To be done: Copy each line below exactly and leave the pictures out.
----
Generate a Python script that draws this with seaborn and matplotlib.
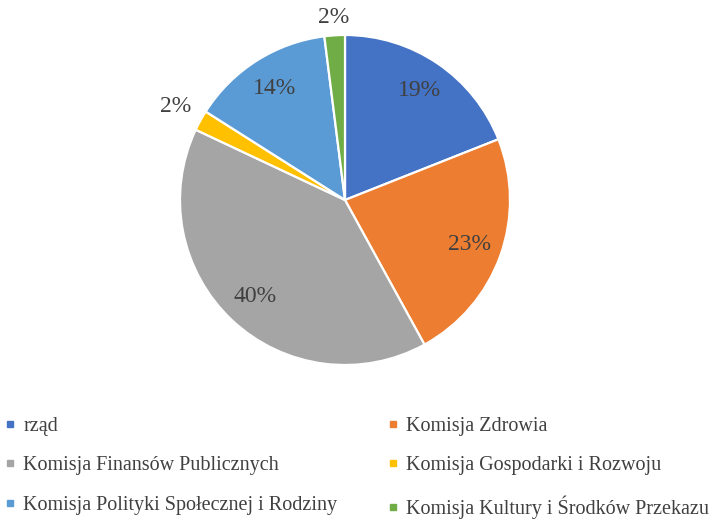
import numpy as np
import matplotlib
matplotlib.use("Agg")
import matplotlib.pyplot as plt
from matplotlib.lines import Line2D
import seaborn as sns

categories = ["rząd", "Komisja Zdrowia", "Komisja Finansów Publicznych",
              "Komisja Gospodarki i Rozwoju", "Komisja Polityki Społecznej i Rodziny",
              "Komisja Kultury i Środków Przekazu"]
values = [19, 23, 40, 2, 14, 2]
colors_hex = ["#4472C4", "#ED7D31", "#A5A5A5", "#FFC000", "#5B9BD5", "#70AD47"]

sns.set_theme(style="white")
plt.rcParams['font.family'] = ['Liberation Serif', 'DejaVu Serif']
palette = sns.color_palette(colors_hex)

fig = plt.figure(figsize=(7.22, 5.22), dpi=100)
ax = fig.add_axes([180/722, (522-365)/522, 330/722, 330/522])

wedges, texts, autotexts = ax.pie(
    values, colors=palette, startangle=90, counterclock=False,
    autopct=lambda p: f"{p:.0f}%", pctdistance=0.8,
    wedgeprops=dict(edgecolor="white", linewidth=1.6),
    textprops=dict(color="#404040", fontsize=17))
ax.set_xlim(-1, 1)
ax.set_ylim(-1, 1)
ax.set_aspect("equal")

# push small-slice labels outside (best-fit style)
for w, t, v in zip(wedges, autotexts, values):
    if v <= 3:
        ang = np.deg2rad((w.theta1 + w.theta2) / 2)
        dist = 1.17 if np.cos(ang) < -0.2 else 1.11
        t.set_position((dist * np.cos(ang), dist * np.sin(ang)))

def handle(c):
    return Line2D([], [], linestyle="none", marker="s", markersize=4.5,
                  markerfacecolor=c, markeredgecolor=c)

left_idx = [0, 2, 4]
right_idx = [1, 3, 5]
for idx, x in ((left_idx, 5/722), (right_idx, 388/722)):
    fig.legend([handle(palette[i]) for i in idx], [categories[i] for i in idx],
               loc="upper left", bbox_to_anchor=(x, 1 - 417/522),
               frameon=False, fontsize=14.5, labelspacing=1.0,
               handlelength=0.5, handletextpad=0.4, borderaxespad=0,
               borderpad=0, labelcolor="#404040")

fig.savefig("out.png", dpi=100)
----
The response:
Generate a Python script that draws this with seaborn and matplotlib.
import numpy as np
import matplotlib
matplotlib.use("Agg")
import matplotlib.pyplot as plt
from matplotlib.lines import Line2D
import seaborn as sns

categories = ["rząd", "Komisja Zdrowia", "Komisja Finansów Publicznych",
              "Komisja Gospodarki i Rozwoju", "Komisja Polityki Społecznej i Rodziny",
              "Komisja Kultury i Środków Przekazu"]
values = [19, 23, 40, 2, 14, 2]
colors_hex = ["#4472C4", "#ED7D31", "#A5A5A5", "#FFC000", "#5B9BD5", "#70AD47"]

sns.set_theme(style="white")
plt.rcParams['font.family'] = ['Liberation Serif', 'DejaVu Serif']
palette = sns.color_palette(colors_hex)

fig = plt.figure(figsize=(7.22, 5.22), dpi=100)
ax = fig.add_axes([180/722, (522-365)/522, 330/722, 330/522])

wedges, texts, autotexts = ax.pie(
    values, colors=palette, startangle=90, counterclock=False,
    autopct=lambda p: f"{p:.0f}%", pctdistance=0.8,
    wedgeprops=dict(edgecolor="white", linewidth=1.6),
    textprops=dict(color="#404040", fontsize=17))
ax.set_xlim(-1, 1)
ax.set_ylim(-1, 1)
ax.set_aspect("equal")

# push small-slice labels outside (best-fit style)
for w, t, v in zip(wedges, autotexts, values):
    if v <= 3:
        ang = np.deg2rad((w.theta1 + w.theta2) / 2)
        dist = 1.17 if np.cos(ang) < -0.2 else 1.11
        t.set_position((dist * np.cos(ang), dist * np.sin(ang)))

def handle(c):
    return Line2D([], [], linestyle="none", marker="s", markersize=4.5,
                  markerfacecolor=c, markeredgecolor=c)

left_idx = [0, 2, 4]
right_idx = [1, 3, 5]
for idx, x in ((left_idx, 5/722), (right_idx, 388/722)):
    fig.legend([handle(palette[i]) for i in idx], [categories[i] for i in idx],
               loc="upper left", bbox_to_anchor=(x, 1 - 417/522),
               frameon=False, fontsize=14.5, labelspacing=1.0,
               handlelength=0.5, handletextpad=0.4, borderaxespad=0,
               borderpad=0, labelcolor="#404040")

fig.savefig("out.png", dpi=100)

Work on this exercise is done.